Similarly, the factories and trade unions in most states of India, particularly
Delhi, have seen a decline in political organization and strikes in the
present. Is this a mere coincidence or is there an objective condition which
ties the fate of the worker and the student together. We shall discuss this
matter further in the second part of the article.
A recent
scandal took place when certain student activists informed the general public
of the fee hike at Hamdard University in Delhi, a minority-based institution.

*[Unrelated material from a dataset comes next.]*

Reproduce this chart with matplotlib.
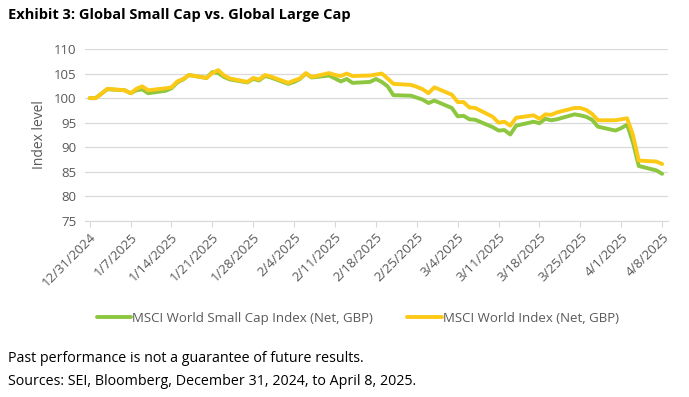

The students of the university had reported to the activists that the
university increases the fee by some percent every year. The condition of the
students at Hamdard University is also deplorable since there virtually no
hostels, and the administration is overly authoritative thereby lessening the
extent of liberty by a great deal in the
institution, and the brutal brunt is borne by the students as they are never
permitted to register the complaints against the bureaucratic regime of the
administration. Even the professors are not spared from the totalitarianism of
the college authorities. We should stop for a moment to consider the notion of
“college
authority”. Who is the one presiding over all the activities of the
college administration being responsible (or rather appointing themselves as
responsible) for the way the college is supposed to run. In almost all of
universities across India, there is a chancellor appointed by the Government of
India (I use the capital G here for satirical purposes) who, by the sheer
virtue of his appointment holds supreme and unchecked power over the university
and enjoys such pleasures of power as expelling any student without cause,
demoting him or putting him on academic probation, subjecting him to special scrutiny
(blacklisting), barring the student from entering the college premises(though
he/she is a student of that college!) and the power goes so far as to firing
any teacher(with the most causal of causes), clamping down on any teacher or
student union(which is also the case with another minority institution, Jamia
Milliah Univeristy) and even call the police inside the university spaces for
brutal repression if faced with a peaceful demonstrations of teachers and
students(as we have seen in the anti-FYUP protests, the transport protests and
the recent anti-CBCS protests in Delhi University). Aside from these
administrational powers, he also enjoys an absolute control over the treasury
of the university. There are, so to say, administrative officers allotted to
each part of the university administration, again either appointed directly by
the (Supreme!) Vice Chancellor, or again, by the Ministry (either the UGC or
any other state functionary regimes)
It is almost
idiotic that India, a ‘remarkable’ example of democracy in the world, a country
which describes itself in the first page of the constitution as ‘socialist’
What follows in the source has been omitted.